WHAT IS NEEDED: Reproduce exactly, with no pictures, each line from the opening of the material down through the line containing "low_pt_y = [-7.68]".
* * * * *
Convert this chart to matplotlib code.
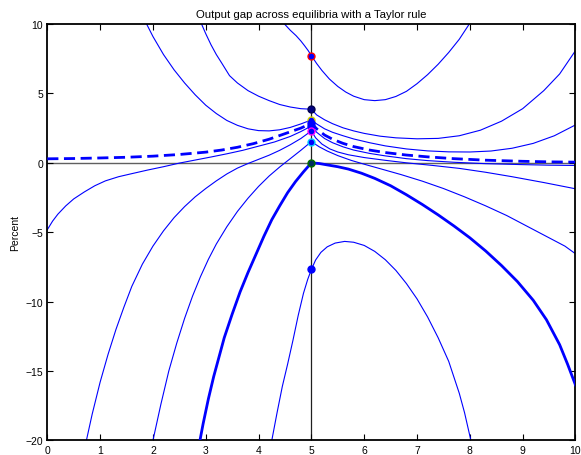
import matplotlib
matplotlib.use("Agg")
import matplotlib.pyplot as plt

# ---------------- data ----------------
title = "Output gap across equilibria with a Taylor rule"
ylabel = "Percent"
xticks = [0, 1, 2, 3, 4, 5, 6, 7, 8, 9, 10]
yticks = [-20, -15, -10, -5, 0, 5, 10]

# points at the shock date
pt_x = [5, 5, 5, 5, 5, 5, 5, 5]
pt_y = [7.72, 3.86, 3.09, 2.85, 2.65, 2.30, 1.53, 0.0]
pt_edge = ["#ff0000", "#000050", "#d4d400", "#0000ff", "#0000ff", "#ff00ff", "#00d0ff", "#007000"]
pt_face = ["#0000ff", "#000080", "#0000ff", "#0000ff", "#0000ff", "#0000ff", "#0000ff", "#003060"]
low_pt_x = [5]
low_pt_y = [-7.68]

# thin curves, left of the shock date
l1_x = [4.49, 4.60, 4.71, 4.80, 4.87, 4.94, 5.0]
l1_y = [10.0, 9.55, 9.16, 8.78, 8.44, 8.08, 7.72]
l2_x = [2.92, 3.0, 3.1, 3.2, 3.3, 3.45, 3.6, 3.8, 4.0, 4.2, 4.4, 4.6, 4.8, 5.0]
l2_y = [10.0, 9.3, 8.5, 7.8, 7.2, 6.28, 5.75, 5.2, 4.8, 4.48, 4.2, 4.02, 3.9, 3.86]
l3_x = [1.88, 2.0, 2.2, 2.4, 2.6, 2.8, 3.0, 3.2, 3.4, 3.6, 3.8, 4.0, 4.2, 4.4, 4.6, 4.8, 5.0]
l3_y = [10.0, 9.1, 7.8, 6.7, 5.75, 4.9, 4.15, 3.55, 3.05, 2.7, 2.45, 2.32, 2.3, 2.38, 2.55, 2.8, 3.09]
l5_x = [0.0, 0.1, 0.2, 0.35, 0.5, 0.7, 0.9, 1.1, 1.35, 1.6, 1.9, 2.2, 2.5, 2.8, 3.1,
        3.4, 3.7, 4.0, 4.3, 4.6, 4.8, 5.0]
l5_y = [-4.82, -4.2, -3.7, -3.1, -2.6, -2.1, -1.65, -1.3, -1.0, -0.78, -0.52, -0.28, -0.02,
        0.2, 0.42, 0.65, 0.9, 1.2, 1.5, 1.9, 2.25, 2.65]
l6_x = [0.74, 0.85, 1.0, 1.15, 1.3, 1.45, 1.6, 1.8, 2.0, 2.2, 2.4, 2.6, 2.8, 3.0, 3.2,
        3.4, 3.6, 3.8, 4.0, 4.2, 4.4, 4.6, 4.8, 5.0]
l6_y = [-20.0, -18.1, -15.8, -13.8, -12.0, -10.4, -8.9, -7.3, -6.0, -4.9, -3.95, -3.15,
        -2.45, -1.85, -1.3, -0.8, -0.38, -0.05, 0.25, 0.55, 0.9, 1.3, 1.75, 2.3]
l7_x = [2.0, 2.15, 2.3, 2.45, 2.6, 2.75, 2.9, 3.05, 3.2, 3.4, 3.6, 3.8, 4.0, 4.2, 4.4,
        4.6, 4.8, 5.0]
l7_y = [-20.0, -17.4, -15.0, -13.0, -11.2, -9.6, -8.2, -6.95, -5.85, -4.6, -3.5, -2.55,
        -1.7, -0.95, -0.3, 0.3, 0.9, 1.53]
l9_x = [4.25, 4.3, 4.35, 4.45, 4.55, 4.65, 4.75, 4.85, 4.93, 5.0]
l9_y = [-20.0, -19.0, -18.0, -16.1, -14.5, -12.8, -11.0, -9.4, -8.4, -7.68]

# thin curves, right of the shock date
r1_x = [5.0, 5.1, 5.2, 5.34, 5.5, 5.65, 5.8, 6.0, 6.2, 6.4, 6.6, 6.8, 7.0, 7.2, 7.4,
        7.6, 7.8, 7.99]
r1_y = [7.72, 7.15, 6.65, 6.04, 5.5, 5.1, 4.8, 4.55, 4.48, 4.55, 4.78, 5.15, 5.7, 6.35,
        7.1, 7.95, 8.9, 10.0]
r2_x = [5.0, 5.1, 5.25, 5.4, 5.6, 5.8, 6.0, 6.3, 6.6, 7.0, 7.4, 7.8, 8.2, 8.6, 9.0,
        9.4, 9.7, 10.0]
r2_y = [3.86, 3.45, 3.1, 2.82, 2.52, 2.3, 2.12, 1.92, 1.8, 1.73, 1.76, 1.95, 2.35, 3.0,
        3.9, 5.2, 6.4, 8.08]
r3_x = [5.0, 5.1, 5.25, 5.4, 5.6, 5.8, 6.1, 6.4, 6.8, 7.2, 7.6, 8.0, 8.4, 8.8, 9.2,
        9.6, 10.0]
r3_y = [3.09, 2.8, 2.45, 2.2, 1.95, 1.72, 1.45, 1.22, 1.0, 0.86, 0.79, 0.78, 0.85, 1.05,
        1.4, 1.95, 2.73]
r5_x = [5.0, 5.1, 5.25, 5.4, 5.6, 5.8, 6.1, 6.4, 6.8, 7.2, 7.7, 8.3, 9.0, 9.5, 10.0]
r5_y = [2.65, 2.2, 1.75, 1.45, 1.15, 0.92, 0.68, 0.5, 0.3, 0.16, 0.04, -0.06, -0.13,
        -0.17, -0.19]
r6_x = [5.0, 5.08, 5.2, 5.35, 5.5, 5.7, 6.0, 6.4, 6.8, 7.3, 7.8, 8.3, 8.8, 9.4, 10.0]
r6_y = [2.3, 1.8, 1.35, 1.0, 0.78, 0.58, 0.38, 0.18, 0.0, -0.19, -0.4, -0.68, -1.0,
        -1.42, -1.87]
r7_x = [5.0, 5.15, 5.3, 5.5, 5.75, 6.0, 6.3, 6.7, 7.1, 7.5, 7.9, 8.3, 8.7, 9.1, 9.5,
        9.8, 10.0]
r7_y = [1.53, 1.15, 0.85, 0.52, 0.18, -0.1, -0.42, -0.85, -1.32, -1.85, -2.45, -3.1,
        -3.8, -4.6, -5.4, -6.0, -6.55]
r9_x = [5.0, 5.08, 5.18, 5.3, 5.45, 5.63, 5.8, 6.0, 6.2, 6.4, 6.6, 6.8, 7.0, 7.2, 7.4,
        7.6, 7.8, 7.9, 8.02]
r9_y = [-7.68, -7.0, -6.45, -6.05, -5.78, -5.66, -5.72, -5.95, -6.38, -6.98, -7.75,
        -8.7, -9.8, -11.1, -12.6, -14.3, -16.6, -18.0, -20.0]

# dashed equilibrium
dash_x = [0.0, 0.5, 1.0, 1.5, 2.0, 2.5, 3.0, 3.3, 3.6, 3.9, 4.2, 4.5, 4.8, 5.0,
          5.1, 5.25, 5.4, 5.6, 5.8, 6.1, 6.4, 6.8, 7.2, 7.7, 8.3, 9.0, 9.5, 10.0]
dash_y = [0.29, 0.31, 0.35, 0.40, 0.48, 0.6, 0.77, 0.92, 1.12, 1.38, 1.7, 2.1, 2.5, 2.85,
          2.45, 2.0, 1.7, 1.4, 1.17, 0.92, 0.74, 0.56, 0.43, 0.3, 0.19, 0.11, 0.07, 0.05]

# thick equilibrium
thick_x = [2.89, 2.95, 3.05, 3.15, 3.25, 3.35, 3.5, 3.65, 3.8, 3.95, 4.1, 4.25, 4.4,
           4.55, 4.7, 4.85, 5.0,
           5.15, 5.3, 5.5, 5.7, 5.95, 6.2, 6.5, 6.8, 7.1, 7.4, 7.7, 8.0, 8.3, 8.6,
           8.9, 9.2, 9.45, 9.7, 9.85, 10.0]
thick_y = [-20.0, -18.8, -17.0, -15.4, -14.0, -12.6, -10.9, -9.3, -7.9, -6.6, -5.3,
           -4.1, -3.1, -2.15, -1.35, -0.65, 0.0,
           -0.05, -0.15, -0.28, -0.45, -0.75, -1.12, -1.65, -2.3, -3.0, -3.75, -4.55,
           -5.4, -6.35, -7.4, -8.55, -9.9, -11.3, -13.1, -14.5, -16.0]

thin_curves = [(l1_x, l1_y), (l2_x, l2_y), (l3_x, l3_y), (l5_x, l5_y), (l6_x, l6_y),
               (l7_x, l7_y), (l9_x, l9_y), (r1_x, r1_y), (r2_x, r2_y), (r3_x, r3_y),
               (r5_x, r5_y), (r6_x, r6_y), (r7_x, r7_y), (r9_x, r9_y)]

# ---------------- drawing ----------------
plt.rcParams['font.family'] = ['Liberation Sans', 'DejaVu Sans']
fig = plt.figure(figsize=(5.81, 4.56), dpi=100)
ax = fig.add_axes([0.0814, 0.0318, 0.9091, 0.9134])

ax.axhline(0, color="#606060", lw=1.0, zorder=1)
ax.axvline(5, color="#202020", lw=0.9, zorder=1)

for cx, cy in thin_curves:
    ax.plot(cx, cy, color="#0000ff", lw=0.8, zorder=2)
ax.plot(dash_x, dash_y, color="#0000ff", lw=2.0, ls=(0, (4, 2)), zorder=3)
ax.plot(thick_x, thick_y, color="#0000ff", lw=2.0, zorder=3)

for px_, py_, ec, fc in zip(pt_x, pt_y, pt_edge, pt_face):
    ax.plot([px_], [py_], marker="o", ms=5, mfc=fc, mec=ec, mew=1.0, ls="none", zorder=4)
ax.plot(low_pt_x, low_pt_y, marker="o", ms=5, mfc="#0000ff", mec="#0000ff", ls="none", zorder=4)

ax.set_xlim(0, 10)
ax.set_ylim(-20, 10)
ax.set_xticks(xticks)
ax.set_yticks(yticks)
ax.tick_params(direction="in", top=True, right=True, length=4, width=0.8,
               labelsize=7.5, pad=3)
for s in ax.spines.values():
    s.set_linewidth(1.3)
ax.set_title(title, fontsize=8.2, pad=5)
ax.set_ylabel(ylabel, fontsize=7.5, labelpad=4)

fig.savefig("out.png", dpi=100)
* * * * *
PROBLEM SOLUTION:
Convert this chart to matplotlib code.
import matplotlib
matplotlib.use("Agg")
import matplotlib.pyplot as plt

# ---------------- data ----------------
title = "Output gap across equilibria with a Taylor rule"
ylabel = "Percent"
xticks = [0, 1, 2, 3, 4, 5, 6, 7, 8, 9, 10]
yticks = [-20, -15, -10, -5, 0, 5, 10]

# points at the shock date
pt_x = [5, 5, 5, 5, 5, 5, 5, 5]
pt_y = [7.72, 3.86, 3.09, 2.85, 2.65, 2.30, 1.53, 0.0]
pt_edge = ["#ff0000", "#000050", "#d4d400", "#0000ff", "#0000ff", "#ff00ff", "#00d0ff", "#007000"]
pt_face = ["#0000ff", "#000080", "#0000ff", "#0000ff", "#0000ff", "#0000ff", "#0000ff", "#003060"]
low_pt_x = [5]
low_pt_y = [-7.68]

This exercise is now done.